Former German air force officers have conceded that the Luftwaffe was responsible for Guernica; they have also insisted that the raid was a monumental error, caused by bad visibility and inexperience. The real target, they have claimed, was a tiny, 60-ft. stone-and-steel bridge over the narrow Mundaca River, a funnel for retreating Basque troops. But why incendiaries against a stone bridge? And why so massive a raid against so small a target? The Renteria Bridge, in any case, was never touched. Nor were the sacred oak and the adjoining Casa de Juntas (assembly hall) of the Basques, nor an important small-arms factory on the outskirts of town.
The bridge still spans the sluggish, greenish Mundaca, touching directly on the new Guernica that has replaced the flattened core of the old town, much of it laid out along original streets. The population has grown to some 17,000, reinforced by many non-Basque migrants from other parts of Spain. Unemployment is relatively low: the three silverware factories and the old arms plant are doing acceptable business. Monday --the day the bombs came--is still market day.
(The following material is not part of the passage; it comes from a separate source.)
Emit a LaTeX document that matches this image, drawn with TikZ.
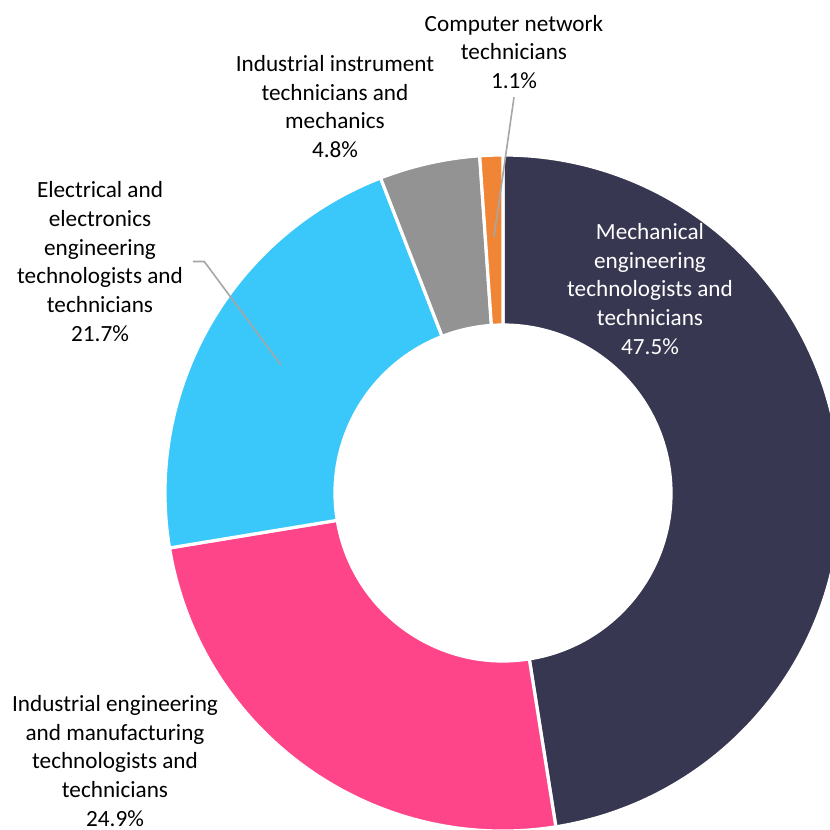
\documentclass[tikz,border=0pt]{standalone}
\usepackage{fontspec}
\setmainfont{Carlito}
\usepackage{xcolor}

\definecolor{mechnavy}{HTML}{373751}
\definecolor{indpink}{HTML}{FF4589}
\definecolor{elecblue}{HTML}{3AC8FA}
\definecolor{instrgray}{HTML}{939393}
\definecolor{comporange}{HTML}{EF8535}

\tikzset{
  slice/.style={draw=white, line width=1.6pt, line join=round},
  lbl/.style={align=center, inner sep=0pt, font=\fontsize{11.6}{14.35}\selectfont},
  leader/.style={draw=black!35, line width=0.8pt}
}

\begin{document}
\begin{tikzpicture}[x=0.5pt,y=0.5pt]
\useasboundingbox (0,0) rectangle (830,830);

\coordinate (C) at (503,337);

\fill[slice,fill=mechnavy] ([shift={(90:338)}]C) arc[start angle=90,end angle=-81,radius=338]
  -- ([shift={(-81:168)}]C) arc[start angle=-81,end angle=90,radius=168] -- cycle;
\fill[slice,fill=indpink] ([shift={(-81:338)}]C) arc[start angle=-81,end angle=-170.64,radius=338]
  -- ([shift={(-170.64:168)}]C) arc[start angle=-170.64,end angle=-81,radius=168] -- cycle;
\fill[slice,fill=elecblue] ([shift={(-170.64:338)}]C) arc[start angle=-170.64,end angle=-248.76,radius=338]
  -- ([shift={(-248.76:168)}]C) arc[start angle=-248.76,end angle=-170.64,radius=168] -- cycle;
\fill[slice,fill=instrgray] ([shift={(-248.76:338)}]C) arc[start angle=-248.76,end angle=-266.04,radius=338]
  -- ([shift={(-266.04:168)}]C) arc[start angle=-266.04,end angle=-248.76,radius=168] -- cycle;
\fill[slice,fill=comporange] ([shift={(-266.04:338)}]C) arc[start angle=-266.04,end angle=-270,radius=338]
  -- ([shift={(-270:168)}]C) arc[start angle=-270,end angle=-266.04,radius=168] -- cycle;

\node[lbl,text=white] (mech) at (650,541) {Mechanical\\engineering\\technologists and\\technicians\\47.5\%};
\node[lbl] (indeng) at (115,69) {Industrial engineering\\and manufacturing\\technologists and\\technicians\\24.9\%};
\node[lbl] (elec) at (100,568.5) {Electrical and\\electronics\\engineering\\technologists and\\technicians\\21.7\%};
\node[lbl] (instr) at (335,723.5) {Industrial instrument\\technicians and\\mechanics\\4.8\%};
\node[lbl] (comp) at (514,778) {Computer network\\technicians\\1.1\%};

\coordinate (elecend) at (281,465);
\coordinate (compend) at (494,593);

\draw[leader] ([xshift=5]elec.east) -- ++(11,0) -- (elecend);
\draw[leader] ([yshift=-4]comp.south) -- (compend);

\end{tikzpicture}
\end{document}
Basque is spoken widely, and the old folks say that the young are more radical than anyone in their pursuit of Basque rights and Basque autonomy.
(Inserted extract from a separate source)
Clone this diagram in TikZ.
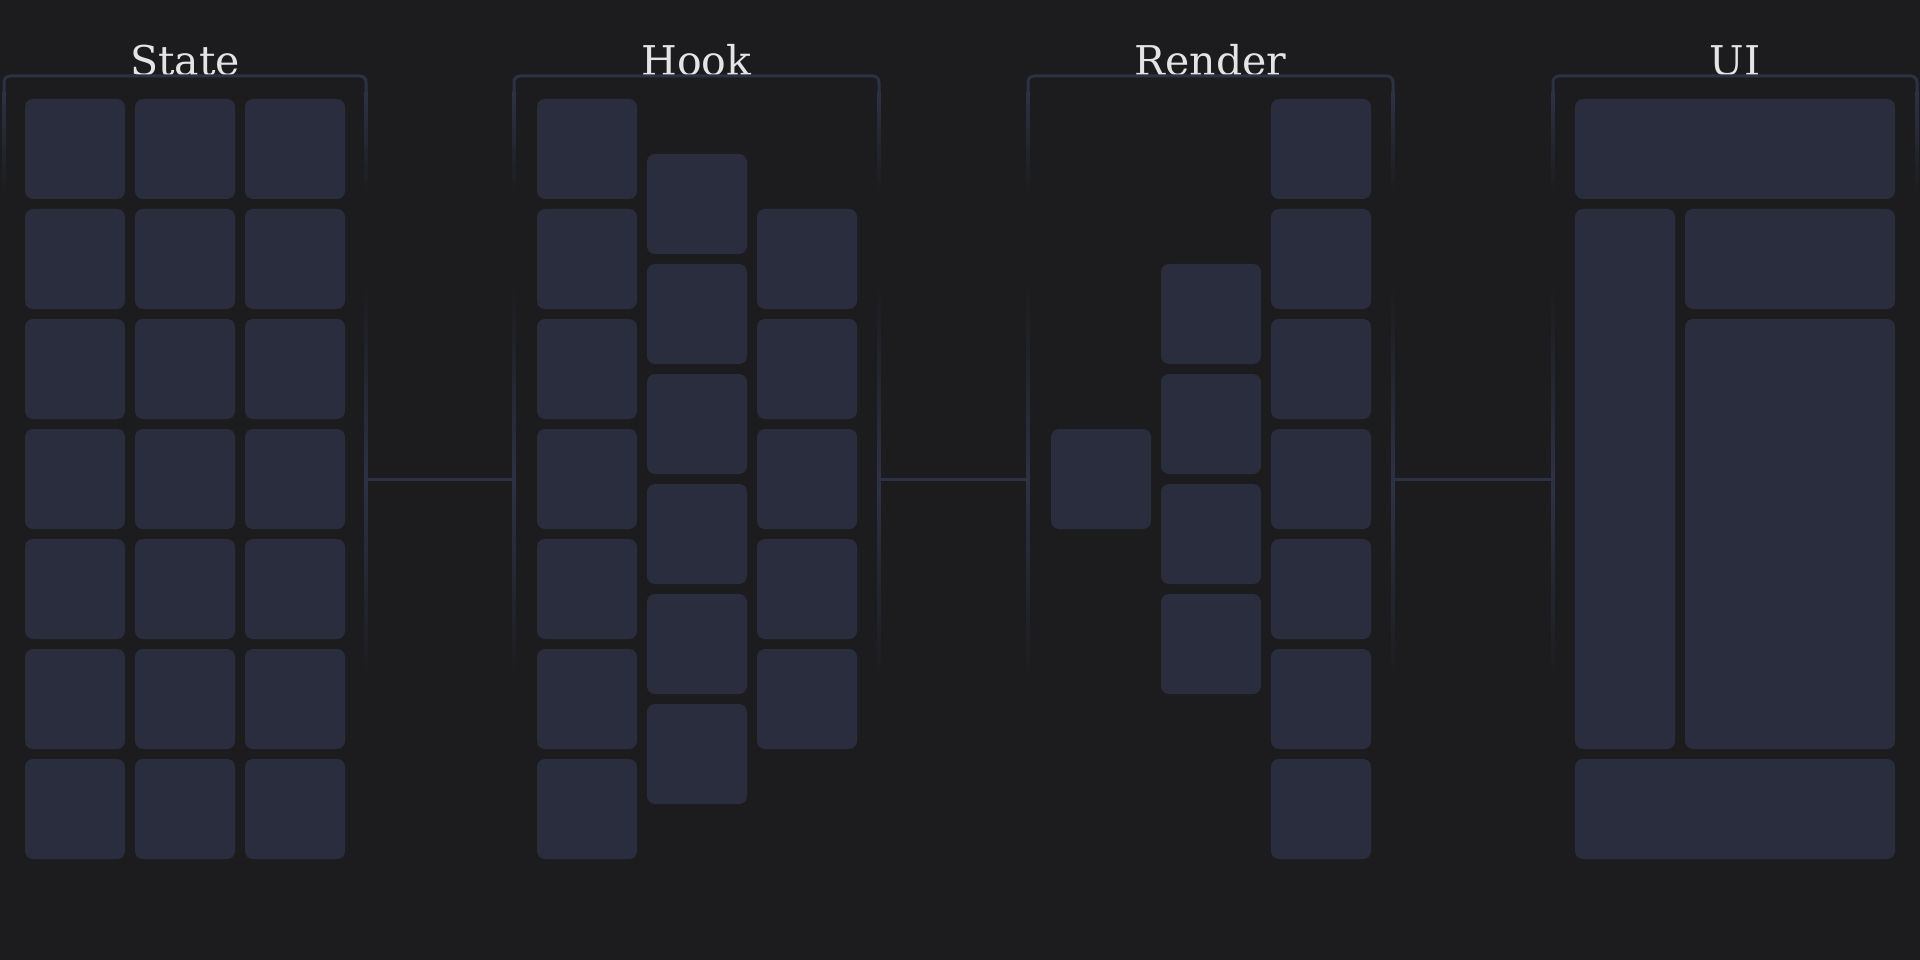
\documentclass[tikz,border=0pt]{standalone}
\usepackage{fontspec}
\setmainfont{DejaVu Serif}
\definecolor{bgcol}{RGB}{28,28,30}
\definecolor{cellcol}{RGB}{42,45,62}
\definecolor{linecol}{RGB}{45,49,68}
\definecolor{titlecol}{RGB}{228,228,228}
\begin{document}
\begin{tikzpicture}[x=1pt,y=-1pt,
      cell/.style={fill=cellcol,rounded corners=8pt,inner sep=0pt,
        minimum width=100pt,minimum height=100pt},
      title/.style={text=titlecol,anchor=base,font=\fontsize{41}{41}\selectfont},
      link/.style={draw=linecol,line width=3pt},
      fade/.style={top color=linecol,bottom color=bgcol},
      glow/.style={top color=bgcol,bottom color=bgcol,middle color=linecol}]
      \fill[bgcol] (0,0) rectangle (1920,960);
      \useasboundingbox (0,0) rectangle (1920,960);
      % frames and titles
      \foreach \xa/\xb/\txt/\nm in {4/366/State/st,514/879/Hook/hk,
        1028/1393/Render/rd,1553/1917/UI/ui}{
        \node[title] (\nm T) at ({(\xa+\xb)/2},76) {\txt};
        \draw[link,rounded corners=6pt] (\xa,92) -- (\xa,76) -- (\xb,76) -- (\xb,92);
        \shade[fade] (\xa-1.5,92) rectangle (\xa+1.5,192);
        \shade[fade] (\xb-1.5,92) rectangle (\xb+1.5,192);
        \coordinate (\nm L) at (\xa,479);
        \coordinate (\nm R) at (\xb,479);
      }
      % State
      \foreach \c in {0,1,2}
        \foreach \r in {0,...,6}
          \node[cell] (st\c\r) at (75+110*\c,149+110*\r) {};
      % Hook
      \foreach \r in {0,...,6}
        \node[cell] (hka\r) at (587,149+110*\r) {};
      \foreach \r in {0,...,5}
        \node[cell] (hkb\r) at (697,204+110*\r) {};
      \foreach \r in {0,...,4}
        \node[cell] (hkc\r) at (807,259+110*\r) {};
      % Render
      \node[cell] (rda) at (1101,479) {};
      \foreach \r in {0,...,3}
        \node[cell] (rdb\r) at (1211,314+110*\r) {};
      \foreach \r in {0,...,6}
        \node[cell] (rdc\r) at (1321,149+110*\r) {};
      % UI
      \node[cell,minimum width=320pt] (uitop) at (1735,149) {};
      \node[cell,minimum height=540pt] (uiside) at (1625,479) {};
      \node[cell,minimum width=210pt] (uibar) at (1790,259) {};
      \node[cell,minimum width=210pt,minimum height=430pt] (uimain) at (1790,534) {};
      \node[cell,minimum width=320pt] (uibot) at (1735,809) {};
      % connectors
      \foreach \p in {stR,hkL,hkR,rdL,rdR,uiL}
        \shade[glow] ([xshift=-1.5pt,yshift=195pt]\p) rectangle ([xshift=1.5pt,yshift=-201pt]\p);
      \draw[link] (stR) -- (hkL);
      \draw[link] (hkR) -- (rdL);
      \draw[link] (rdR) -- (uiL);
\end{tikzpicture}
\end{document}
No one has forgotten the bombardment. "I have been aware of it since I was aware of anything," says a young businessman whose parents lived through the attack. "For years we were not allowed to talk about it. They gave us more football and more pelota [the game known in the U.S. as jai alai] and more toros [bulls], so we would forget it. But we haven't." In the Restaurante
Arrien, bombed out and rebuilt, the old men, many with Gudari (Basque republic soldier) emblems in their lapels, sit drinking tinto, playing cards and ruminating about Spain's first parliamentary elections in 41 years, to be held next June. They remain insistent that the truth must come forth about Guernica. "We need to get at the whole truth," says Pensioner Juan Aguirre, 61, "and we still don't have it."
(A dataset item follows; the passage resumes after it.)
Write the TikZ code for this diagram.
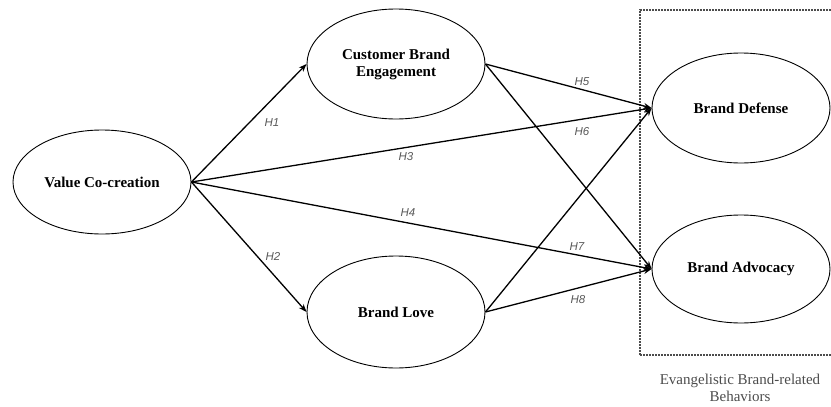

Spiritual Center. No one is more outspoken on the subject than Joseba Elosegi, a former captain in the Basque army. His machine-gun company from the Saseta Battalion was recuperating in Guernica when the bombers came. "Guernica's significance does not lie in its stones," he says. "You can change those. What you cannot change is its legend, its face as a spiritual center for the Basques."
Elosegi lost 25 of his 100 or so men during the bombardment. He took pictures the next day in the smoke and the rubble, 48 hours before the Nationalists occupied the town. In 1970 he sneaked a mineral-water bottle filled with pure alcohol into the San Sebastian fronton, where Franco was attending an international jai alai tournament. Elosegi doused himself with alcohol, set it afire, and jumped into the arena from the second balcony, shouting, "Cora Euzkadi Askatuta!" (long live the free Basque country) and "Guernica, Guernica!"
"I wanted to bring the fire of Guernica to the one who had provoked it," he explains. "I wanted to give him a fiery abrazo." Elosegi missed his target and paid for his act with 17 days in a coma and 30 months in jail. One of the organizers of the anniversary remembrances, he is calmer today about the raid but no less committed. "Guernica was an obsession with me," he says. It is an obsession shared by hundreds of Guernica's inhabitants and countless other Spaniards as well.